Some 1,000 students, alumnae, parents and guests enjoyed perfect June weather, and the Class of 1887 led the parade as commencement ceremonies began. One of two surviving members of the college’s first graduating class, Harriet Warner Bishop ’67, joined the procession. In their meeting, the Associate Alumnae elected Margaret C. Banning ’12 as an alumnae member of the board of trustees.

In his welcoming remarks, President MacCracken spoke of the practical tempering of college life. “College,” he said, “is a laboratory in which students are trained and receive the perspective that they may go forward and participate the better in the hurly-burly democracy which is working forward by democratic means and methods to new standards and government…. It is necessary that there shall be such havens of the mind as this, in order, in quiet and in peace, where the free mind can contemplate and a free society come to understand one another, where the art of living well will come to be practiced, and the reverence for history and the knowledge of its lessons will come to be applied….”

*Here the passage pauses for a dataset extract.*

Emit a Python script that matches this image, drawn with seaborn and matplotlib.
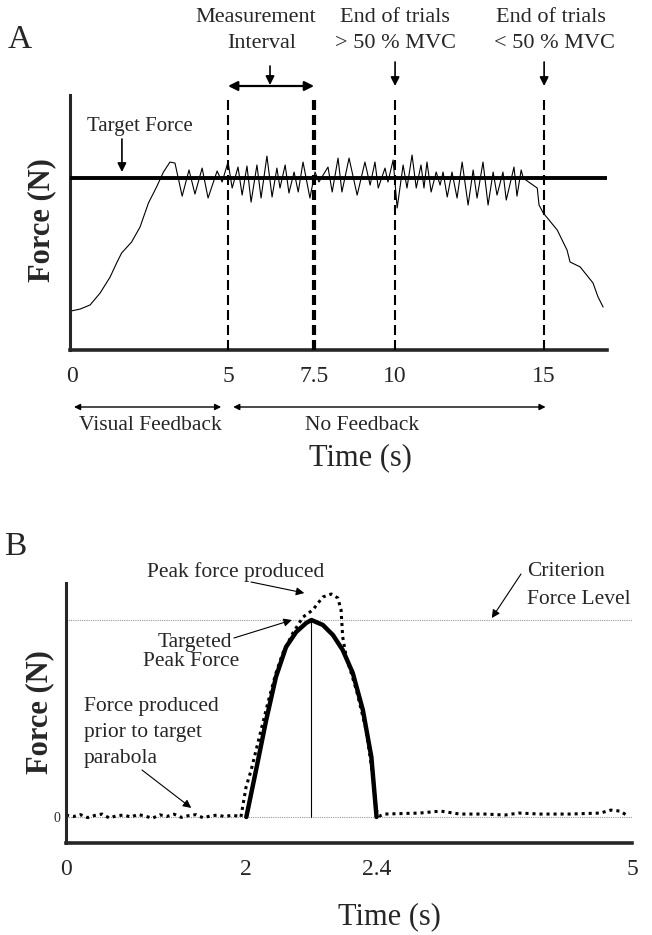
import numpy as np
import pandas as pd
import matplotlib
matplotlib.use("Agg")
import matplotlib.pyplot as plt
import seaborn as sns

# ---------------- Panel A: sustained force trace ----------------
trace_a_time = [0.00, 0.26, 0.58, 0.90, 1.22, 1.43, 1.59, 1.91, 2.18, 2.45,
                2.71, 2.93, 3.14, 3.30, 3.53,
                3.75, 3.94, 4.17, 4.36, 4.65, 4.81, 5.00, 5.12, 5.29, 5.41,
                5.55, 5.67, 5.84, 5.96, 6.13, 6.28, 6.42, 6.51, 6.66, 6.77,
                6.92, 7.04, 7.18, 7.38, 7.53, 7.65, 7.93, 8.06, 8.24, 8.36,
                8.58, 8.83, 9.07, 9.23, 9.38, 9.48, 9.69, 9.78, 9.94, 10.07,
                10.27, 10.40, 10.57, 10.71, 10.87, 10.97, 11.07, 11.21, 11.38, 11.51,
                11.61, 11.75, 11.91, 12.08, 12.25, 12.45, 12.62, 12.75, 12.95, 13.12,
                13.29, 13.42, 13.62, 13.73, 13.99, 14.09, 14.23, 14.30, 14.53, 14.77,
                14.83, 14.97, 15.44, 15.77, 15.87, 16.21, 16.64, 16.81, 16.98]
trace_a_force = [22.8, 23.8, 26.2, 33.1, 42.4, 50.6, 56.4, 62.8, 71.5, 85.5,
                 94.8, 103.5, 109.3, 108.7, 89.5,
                 104.7, 90.7, 105.8, 88.4, 104.1, 97.7, 109.3, 94.2, 106.4, 90.1,
                 107.0, 86.0, 107.6, 88.4, 112.8, 89.0, 105.8, 94.2, 107.6, 91.3,
                 103.5, 91.9, 109.3, 88.4, 103.5, 97.7, 106.4, 91.9, 111.6, 91.9,
                 111.6, 90.1, 109.3, 95.9, 109.3, 94.2, 105.8, 97.7, 110.5, 82.6,
                 107.6, 94.2, 113.4, 94.2, 107.6, 94.2, 109.3, 91.9, 103.5, 95.9,
                 103.5, 89.0, 103.5, 88.4, 109.3, 84.3, 104.7, 88.4, 109.3, 84.3,
                 103.5, 90.1, 103.5, 87.2, 106.4, 89.5, 104.7, 100.0, 97.1, 94.2,
                 84.3, 79.7, 69.8, 58.1, 51.2, 48.3, 39.0, 30.8, 25.0]
target_force_a = 100
event_times_a = [5, 7.5, 10, 15]
measurement_window_a = [5, 7.5]
ticks_a = [0, 5, 7.5, 10, 15]
tick_labels_a = ["0", "5", "7.5", "10", "15"]

# ---------------- Panel B: parabolic target vs produced force ----------------
target_time_b = [2.000, 2.030, 2.061, 2.091, 2.122, 2.153, 2.184, 2.200,
                 2.235, 2.266, 2.296, 2.327, 2.358, 2.384, 2.400]
target_force_b = [0.0, 23.9, 49.2, 71.1, 86.3, 93.9, 98.5, 100.0,
                  97.5, 92.4, 84.8, 73.1, 54.3, 30.5, 0.0]
produced_time_b = [0.00, 0.08, 0.16, 0.24, 0.32, 0.40, 0.48, 0.56, 0.64, 0.72,
                   0.80, 0.88, 0.96, 1.04, 1.12, 1.20, 1.28, 1.36, 1.44, 1.52,
                   1.60, 1.68, 1.76, 1.84, 1.92, 1.94, 1.997, 2.015, 2.040, 2.066,
                   2.091, 2.112, 2.143, 2.174, 2.204, 2.235, 2.261, 2.281, 2.291, 2.296,
                   2.307, 2.338, 2.368, 2.389, 2.399, 2.430, 2.482, 2.838, 3.052, 3.246,
                   3.501, 3.705, 3.848, 4.062, 4.368, 4.674, 4.786, 4.878, 4.960]
produced_force_b = [1.0, 0.2, 1.2, -0.3, 0.8, 1.5, -0.5, 0.6, 1.0, 0.0,
                    1.3, 0.4, -0.6, 1.1, 0.3, 1.4, -0.2, 0.7, 1.2, -0.4,
                    0.5, 1.0, 0.2, 0.9, 0.4, 0.0, 15.2, 23.9, 40.6, 57.9,
                    73.1, 83.2, 93.4, 101.5, 105.1, 111.7, 113.2, 111.2, 105.1, 91.4,
                    81.2, 64.5, 44.2, 20.3, 3.6, 0.5, 1.5, 2.0, 3.0, 1.5,
                    1.5, 1.0, 2.0, 1.5, 1.5, 2.0, 3.5, 3.0, 0.5]
criterion_force_b = 100
peak_time_b = 2.2
ticks_b = [0, 2, 2.4, 5]
tick_labels_b = ["0", "2", "2.4", "5"]

# ---------------- figure setup ----------------
W, H = 652, 935
sns.set_style("white")
plt.rcParams["font.family"] = ["Liberation Serif", "DejaVu Serif"]
plt.rcParams["axes.linewidth"] = 2.2


def fxy(px, py):
    """Figure-fraction position from a pixel position measured from the top-left."""
    return px / W, 1 - py / H


def piecewise(breaks_t, breaks_u):
    bt = np.asarray(breaks_t, float)
    bu = np.asarray(breaks_u, float)
    return (lambda t: np.interp(t, bt, bu)), (lambda u: np.interp(u, bu, bt))


fig = plt.figure(figsize=(W / 100, H / 100), dpi=100)
ax_a = fig.add_axes([70 / W, 1 - 350 / H, 537 / W, 255 / H])
ax_b = fig.add_axes([66 / W, 1 - 843 / H, 566 / W, 260 / H])

for ax in (ax_a, ax_b):
    sns.despine(ax=ax)
    ax.spines["left"].set_linewidth(2.2)
    ax.spines["bottom"].set_linewidth(2.6)

# ---------------- Panel A ----------------
df_a = pd.DataFrame({"time": trace_a_time, "force": trace_a_force})
sns.lineplot(data=df_a, x="time", y="force", ax=ax_a, color="black",
             lw=0.8, estimator=None, sort=False)
ax_a.axhline(target_force_a, color="black", lw=2.8, zorder=3)
for t in event_times_a:
    thick = t == measurement_window_a[1]
    ax_a.axvline(t, ymin=0, ymax=1.0, color="black",
                 lw=3.0 if thick else 1.5,
                 linestyle=(0, (2.4, 1.2)) if thick else (0, (4.8, 2.4)),
                 clip_on=False, zorder=4)

ax_a.set_xscale("function", functions=piecewise(
    [-50, 0, 5, 7.5, 10, 15, 60], [-1488, 72, 228, 314, 395, 544, 1885]))
ax_a.set_xlim(-0.064, 17.11)
ax_a.set_ylim(0, 148.3)
ax_a.set_xticks(ticks_a, tick_labels_a)
ax_a.set_yticks([])
ax_a.tick_params(axis="x", length=0, pad=11.5, labelsize=17)
ax_a.set_xlabel("")
ax_a.set_ylabel("")

fig.text(*fxy(20, 40), "A", fontsize=24, ha="center", va="center")
fig.text(*fxy(42, 220), "Force (N)", fontsize=22, fontweight="bold",
         rotation=90, ha="center", va="center")
fig.text(*fxy(360, 458), "Time (s)", fontsize=22, ha="center", va="center")
fig.text(*fxy(256, 18), "Measurement", fontsize=16, ha="center", va="center")
fig.text(*fxy(262, 43), "Interval", fontsize=16, ha="center", va="center")
fig.text(*fxy(395, 18), "End of trials", fontsize=16, ha="center", va="center")
fig.text(*fxy(395, 43), "> 50 % MVC", fontsize=16, ha="center", va="center")
fig.text(*fxy(551, 18), "End of trials", fontsize=16, ha="center", va="center")
fig.text(*fxy(555, 43), "< 50 % MVC", fontsize=16, ha="center", va="center")
fig.text(*fxy(140, 127), "Target Force", fontsize=15, ha="center", va="center")
fig.text(*fxy(150, 426), "Visual Feedback", fontsize=15.5, ha="center", va="center")
fig.text(*fxy(362, 426), "No Feedback", fontsize=15.5, ha="center", va="center")

mixed = ("data", "figure fraction")
arrow_thin = dict(arrowstyle="<|-|>", color="black", lw=1.0,
                  mutation_scale=9, shrinkA=0, shrinkB=0)
arrow_bold = dict(arrowstyle="<|-|>", color="black", lw=1.6,
                  mutation_scale=14, shrinkA=0, shrinkB=0)
down = dict(arrowstyle="-|>", color="black", lw=1.2,
            mutation_scale=13, shrinkA=0, shrinkB=0)

ax_a.annotate("", xy=(0.064, fxy(0, 407)[1]), xytext=(4.78, fxy(0, 407)[1]),
              xycoords=mixed, textcoords=mixed, arrowprops=arrow_thin,
              annotation_clip=False)
ax_a.annotate("", xy=(5.15, fxy(0, 407)[1]), xytext=(15.05, fxy(0, 407)[1]),
              xycoords=mixed, textcoords=mixed, arrowprops=arrow_thin,
              annotation_clip=False)
ax_a.annotate("", xy=(measurement_window_a[0], fxy(0, 86)[1]),
              xytext=(measurement_window_a[1], fxy(0, 86)[1]),
              xycoords=mixed, textcoords=mixed, arrowprops=arrow_bold,
              annotation_clip=False)
ax_a.annotate("", xy=(6.22, fxy(0, 85)[1]), xytext=(6.22, fxy(0, 66)[1]),
              xycoords=mixed, textcoords=mixed, arrowprops=down,
              annotation_clip=False)
for t in event_times_a[2:]:
    ax_a.annotate("", xy=(t, fxy(0, 86)[1]), xytext=(t, fxy(0, 62)[1]),
                  xycoords=mixed, textcoords=mixed, arrowprops=down,
                  annotation_clip=False)
ax_a.annotate("", xy=(1.60, target_force_a + 3.5), xytext=(1.60, fxy(0, 139)[1]),
              xycoords="data", textcoords=mixed, arrowprops=down,
              annotation_clip=False)

# ---------------- Panel B ----------------
ax_b.plot([0, 5], [criterion_force_b, criterion_force_b], color="0.6",
          lw=0.8, linestyle=(0, (1, 1)))
ax_b.plot([0, 5], [0, 0], color="0.6", lw=0.8, linestyle=(0, (1, 1)))
ax_b.plot([peak_time_b, peak_time_b], [0, criterion_force_b], color="black", lw=0.8)

df_target = pd.DataFrame({"time": target_time_b, "force": target_force_b})
df_prod = pd.DataFrame({"time": produced_time_b, "force": produced_force_b})
sns.lineplot(data=df_target, x="time", y="force", ax=ax_b, color="black",
             lw=3.2, estimator=None, sort=False)
sns.lineplot(data=df_prod, x="time", y="force", ax=ax_b, color="black",
             lw=2.2, linestyle=(0, (1, 1.3)), estimator=None, sort=False)

ax_b.set_xscale("function", functions=piecewise(
    [-50, 0, 2, 2.4, 5, 60], [-4433, 67, 247, 377, 632, 6026]))
ax_b.set_xlim(0, 5)
ax_b.set_ylim(-13.2, 118.8)
ax_b.set_xticks(ticks_b, tick_labels_b)
ax_b.set_yticks([0], ["0"])
ax_b.tick_params(axis="x", length=0, pad=11.5, labelsize=17)
ax_b.tick_params(axis="y", length=0, pad=4, labelsize=10)
ax_b.set_xlabel("")
ax_b.set_ylabel("")

fig.text(*fxy(15, 547), "B", fontsize=24, ha="center", va="center")
fig.text(*fxy(40, 712), "Force (N)", fontsize=22, fontweight="bold",
         rotation=90, ha="center", va="center")
fig.text(*fxy(389, 917), "Time (s)", fontsize=22, ha="center", va="center")
fig.text(*fxy(236, 572), "Peak force produced", fontsize=15.5, ha="center", va="center")
fig.text(*fxy(527, 571), "Criterion", fontsize=15.5, ha="left", va="center")
fig.text(*fxy(527, 600), "Force Level", fontsize=15.5, ha="left", va="center")
fig.text(*fxy(195, 643), "Targeted", fontsize=15.5, ha="center", va="center")
fig.text(*fxy(191, 662), "Peak Force", fontsize=15.5, ha="center", va="center")
fig.text(*fxy(84, 707), "Force produced", fontsize=15.5, ha="left", va="center")
fig.text(*fxy(84, 733), "prior to target", fontsize=15.5, ha="left", va="center")
fig.text(*fxy(84, 758), "parabola", fontsize=15.5, ha="left", va="center")

pointer = dict(arrowstyle="-|>", color="black", lw=0.8,
               mutation_scale=12, shrinkA=0, shrinkB=0)
ax_b.annotate("", xy=(2.178, 113.7), xytext=fxy(251, 582),
              textcoords="figure fraction", arrowprops=pointer, annotation_clip=False)
ax_b.annotate("", xy=(2.14, criterion_force_b), xytext=fxy(234, 638),
              textcoords="figure fraction", arrowprops=pointer, annotation_clip=False)
ax_b.annotate("", xy=(3.573, criterion_force_b + 1), xytext=fxy(521, 574),
              textcoords="figure fraction", arrowprops=pointer, annotation_clip=False)
ax_b.annotate("", xy=(1.389, 4.6), xytext=fxy(142, 770),
              textcoords="figure fraction", arrowprops=pointer, annotation_clip=False)

fig.savefig("out.png", dpi=100)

The class play, “Tonight We Interrogate,” by Felecia Lamport ’37, Henrietta Callaway ’37 and Annabelle Burkhardt ’37 reflected both the Experimental Theatre’s American première in December of Luigi Pirandello’s Tonight We Improvise and the recent addition to the curriculum of a senior comprehensive examination. The third hall play, “The World We Live In,” was presented in the evening at the Outdoor Theater, after which the crowd assembled on Sunset Hill to observe the senior-sophomore bonfire.